NOPE!
the House acts as prosecutors and grand juries, they investigate and decide if high crimes and misdemeanors have met a ''probable cause'' burden needed, in order to place charges.
the Senate tries the defendant, acting as jurors and judges.
the Senate is where all evidence supporting the charges is presented and given to them, and all exculpatory evidence the defense team may have, gets presented and turned over as well.There is no rule that it has to only be evidence the House collected before the impeachment vote.
(no prosecutor stops collecting evidence after he has charged a person, he continues to collect new evidence and submits it thru the trial)
the Senate has a much greater burden than the House with their votes, because the senators can only convict with the standard of ''BEYOND a reasonable doubt'' not simply a ''probable cause'' like the House.
the trial stage is where even more evidence needs presented in order to reach that much higher burden of proof, to convict.
Holding material evidence back is not what happens in trials, presenting all the evidence you got and some, is needed by both sides, in order for Senators to get to the truth, and make their impartial, fair, just, and sound verdict.
That's all very nice, but is any of it true?
The only provisions found are, the House has the sole power to impeach, and the Senate has the sole power to try all impeachments. Just about the only rule is, there's a super-majority required to convict. That is it. Just as there is no rule there be only House-collected evidence in the trial, there is no rule as to the applicable evidentiary standards in either the House or the Senate. They can follow whatever standards they wish to apply, or no standards at all, provided they have the votes.
That is to say, the Senate is well within Constitutional language to acquit despite overwhelming evidence of guilt, despite the most egregious abuses of power, and also to convict based on the flimsiest of evidence for the most inconsequential personal foibles. That's just how it is. Just about the only remedy for either is an electorate sufficiently dissatisfied with either course to throw the bums out the next opportunity they get. That's the meaning of the phrase, "The Senate is also on trial."
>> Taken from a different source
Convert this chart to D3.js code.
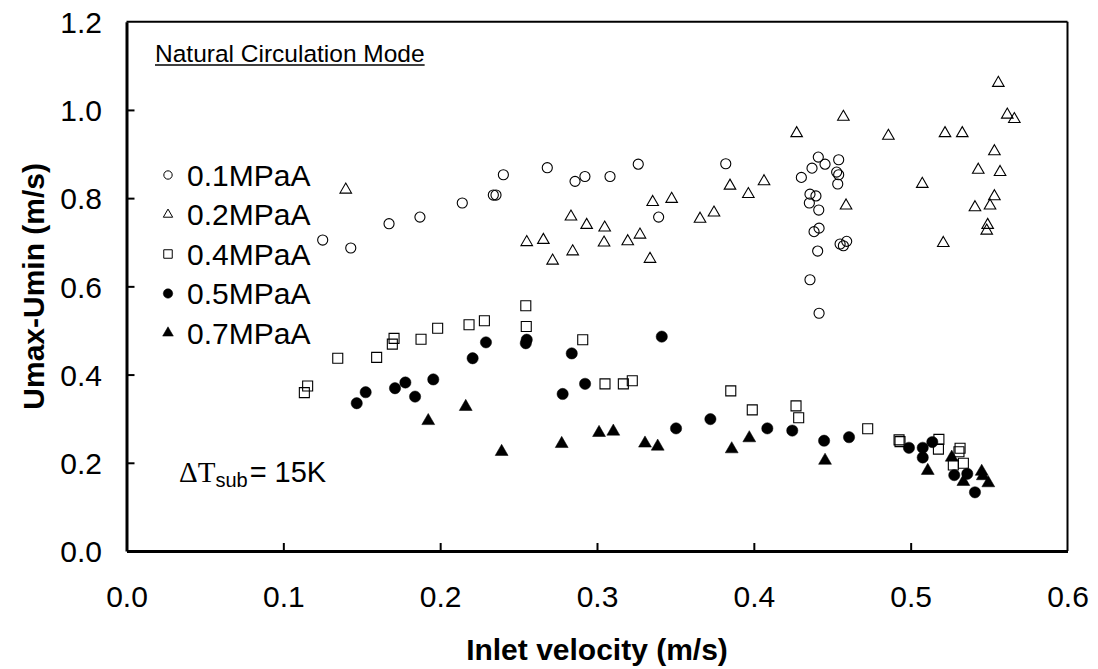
<!DOCTYPE html>
<html><head><meta charset="utf-8">
<script src="https://cdn.jsdelivr.net/npm/d3@7"></script>
<style>
html,body{margin:0;padding:0;background:#fff;}
svg{display:block;font-family:"Liberation Sans",Arial,sans-serif;}
</style></head>
<body><svg id="c" width="1098" height="669"></svg>
<script>
// ---- data ----
const xTicks = [0.0, 0.1, 0.2, 0.3, 0.4, 0.5, 0.6];
const yTicks = [0.0, 0.2, 0.4, 0.6, 0.8, 1.0, 1.2];
const seriesNames = ["0.1MPaA", "0.2MPaA", "0.4MPaA", "0.5MPaA", "0.7MPaA"];
const xLabel = "Inlet velocity (m/s)";
const yLabel = "Umax-Umin (m/s)";
const modeLabel = "Natural Circulation Mode";

const p01 = [[0.1251,0.705],[0.143,0.687],[0.1674,0.742],[0.1871,0.757],[0.2141,0.789],[0.2339,0.807],[0.2356,0.807],
  [0.2403,0.853],[0.2683,0.869],[0.286,0.838],[0.2923,0.849],[0.3083,0.849],[0.3263,0.877],[0.3393,0.757],[0.3821,0.878],
  [0.4303,0.847],[0.4371,0.868],[0.4411,0.893],[0.4454,0.877],[0.4541,0.887],[0.4528,0.859],[0.4541,0.853],[0.4535,0.832],
  [0.4358,0.809],[0.4396,0.805],[0.4354,0.789],[0.4414,0.773],[0.4384,0.724],[0.4416,0.732],[0.4407,0.680],[0.4550,0.696],
  [0.4571,0.692],[0.4592,0.702],[0.4358,0.615],[0.4416,0.539]];
const p02 = [[0.1398,0.819],[0.2552,0.700],[0.2658,0.705],[0.2717,0.658],[0.2834,0.758],[0.2845,0.679],[0.2934,0.739],
  [0.3045,0.699],[0.3049,0.733],[0.3196,0.702],[0.3274,0.717],[0.3338,0.662],[0.3355,0.791],[0.3476,0.798],[0.3657,0.753],
  [0.3746,0.767],[0.3848,0.828],[0.3965,0.809],[0.4065,0.838],[0.4273,0.947],[0.4571,0.984],[0.4588,0.783],[0.4858,0.941],
  [0.5074,0.832],[0.5208,0.698],[0.5219,0.947],[0.5329,0.947],[0.5410,0.779],[0.5431,0.864],[0.5485,0.726],[0.5491,0.739],
  [0.5506,0.783],[0.5534,0.906],[0.5534,0.804],[0.5559,1.061],[0.5570,0.859],[0.5616,0.989],[0.5661,0.979]];
const p04 = [[0.1134,0.359],[0.1155,0.374],[0.1347,0.437],[0.1595,0.439],[0.1695,0.469],[0.1706,0.482],[0.1878,0.480],
  [0.1984,0.505],[0.2184,0.513],[0.2282,0.522],[0.2546,0.556],[0.2549,0.509],[0.2909,0.479],[0.3051,0.379],[0.3168,0.379],
  [0.3225,0.386],[0.3853,0.363],[0.3990,0.320],[0.4269,0.329],[0.4286,0.302],[0.4726,0.277],[0.4926,0.252],[0.4932,0.248],
  [0.5180,0.253],[0.5177,0.231],[0.5315,0.233],[0.5308,0.225],[0.5336,0.199],[0.5272,0.195]];
const p05 = [[0.1468,0.335],[0.1525,0.360],[0.1712,0.369],[0.1778,0.382],[0.1840,0.350],[0.1956,0.389],[0.2207,0.437],
  [0.2292,0.473],[0.2546,0.471],[0.2552,0.479],[0.2781,0.356],[0.2839,0.448],[0.2924,0.379],[0.3413,0.486],[0.3504,0.278],
  [0.3723,0.299],[0.4086,0.278],[0.4245,0.273],[0.4448,0.250],[0.4607,0.258],[0.4989,0.234],[0.5077,0.234],[0.5077,0.212],
  [0.5138,0.247],[0.5278,0.172],[0.5361,0.175],[0.5410,0.133]];
const p07 = [[0.1924,0.295],[0.2163,0.327],[0.2392,0.225],[0.2775,0.243],[0.3013,0.268],[0.3104,0.271],[0.3306,0.244],
  [0.3387,0.237],[0.3859,0.231],[0.3971,0.256],[0.4454,0.205],[0.5109,0.182],[0.5262,0.212],[0.5336,0.157],[0.5453,0.180],
  [0.5460,0.170],[0.5495,0.154]];

// ---- layout ----
const svg = d3.select("#c");
const L = 126.5, R = 1067.5, T = 21.7, B = 551;
const x = d3.scaleLinear().domain([0, 0.6]).range([L, R]);
const y = d3.scaleLinear().domain([0, 1.2]).range([B, T]);

const series = [
  {data: p01, type: d3.symbolCircle,   size: 80,  fill: "none", legSize: 55},
  {data: p02, type: d3.symbolTriangle, size: 58,  fill: "none", legSize: 38},
  {data: p04, type: d3.symbolSquare,   size: 100, fill: "none", legSize: 72},
  {data: p05, type: d3.symbolCircle,   size: 100, fill: "#000", legSize: 70},
  {data: p07, type: d3.symbolTriangle, size: 72,  fill: "#000", legSize: 50}
];

// frame top/right
svg.append("line").attr("x1", L).attr("x2", R).attr("y1", T).attr("y2", T).attr("stroke", "#000").attr("stroke-width", 2);
svg.append("line").attr("x1", R).attr("x2", R).attr("y1", T).attr("y2", B).attr("stroke", "#000").attr("stroke-width", 2);

// axes
const fmt = d3.format(".1f");
const gx = svg.append("g").attr("transform", `translate(0,${B})`)
  .call(d3.axisBottom(x).tickValues(xTicks).tickFormat(fmt).tickSizeInner(-8).tickSizeOuter(0).tickPadding(35));
const gy = svg.append("g").attr("transform", `translate(${L},0)`)
  .call(d3.axisLeft(y).tickValues(yTicks).tickFormat(fmt).tickSizeInner(-8).tickSizeOuter(0).tickPadding(24.5));
[gx, gy].forEach(g => {
  g.select(".domain").attr("stroke", "#000").attr("stroke-width", 3);
  g.selectAll(".tick line").attr("stroke", "#000").attr("stroke-width", 2);
  g.selectAll(".tick text").attr("font-size", 30).attr("fill", "#000")
   .attr("font-family", '"Liberation Sans",Arial,sans-serif');
});
gy.selectAll(".tick text").attr("dy", "0.36em");
gx.selectAll(".tick line").filter(d => d === 0 || d === 0.6).remove();
gy.selectAll(".tick line").filter(d => d === 0 || d === 1.2).remove();

// titles
svg.append("text").attr("x", (L + R) / 2).attr("y", 660).attr("text-anchor", "middle")
  .attr("font-size", 30).attr("font-weight", "bold").text(xLabel);
svg.append("text").attr("transform", `translate(44,${(T + B) / 2}) rotate(-90)`).attr("text-anchor", "middle")
  .attr("font-size", 30).attr("font-weight", "bold").text(yLabel);

// mode label
const ml = svg.append("text").attr("x", 155).attr("y", 61.5).attr("font-size", 24.5).text(modeLabel);
const mw = ml.node().getComputedTextLength();
svg.append("line").attr("x1", 155).attr("x2", 155 + mw).attr("y1", 65).attr("y2", 65).attr("stroke", "#000").attr("stroke-width", 1.5);

// points
series.forEach(s => {
  svg.append("g").selectAll("path").data(s.data).join("path")
    .attr("transform", d => `translate(${x(d[0])},${y(d[1])})`)
    .attr("d", d3.symbol().type(s.type).size(s.size))
    .attr("fill", s.fill).attr("stroke", "#000").attr("stroke-width", s.fill === "none" ? 1.1 : 0.5);
});

// legend
const legY0 = 175, legDy = 39.5;
seriesNames.forEach((n, i) => {
  const s = series[i];
  const cy = legY0 + i * legDy;
  svg.append("path").attr("transform", `translate(168,${cy})`)
    .attr("d", d3.symbol().type(s.type).size(s.legSize))
    .attr("fill", s.fill).attr("stroke", "#000").attr("stroke-width", s.fill === "none" ? 1 : 0.5);
  svg.append("text").attr("x", 187).attr("y", cy + 10.7).attr("font-size", 30).text(n);
});

// delta T annotation
const dt = svg.append("text").attr("x", 179).attr("y", 481.7).attr("font-size", 29);
dt.append("tspan").attr("font-family", '"Liberation Serif","Times New Roman",serif').text("ΔT");
dt.append("tspan").attr("font-size", 20).attr("dy", 5).text("sub");
dt.append("tspan").attr("dy", -5).attr("dx", 2).text("= 15K");
</script></body></html>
So, what we are seeing in the Senate is not a trial analogous to the proceedings of a court of law, but a fight before the court of public opinion for the public support for the respective sides' judgment in light of "evidence" provided, or narratives promulgated, as the case may be. The claim to be in search of "evidence" - in the form of documents or witness testimonies - is one way to go about it, hinting at a trial before a court of law analogy, just as is the denigration of, and the lying about, the House procedures. In the end, what Schiff & Co. are doing is not pursuing a "beyond a reasonable doubt" standard, but to make the clown show on behalf of the president as unreasonable and unsupportable as it actually is, so as to convince as many as possible out of the Goobers' electorate that the Senate majority will vote to acquit because they are as corrupt as is Trump. Because, according to every reasonable standard, and by their overwhelming majority, they are.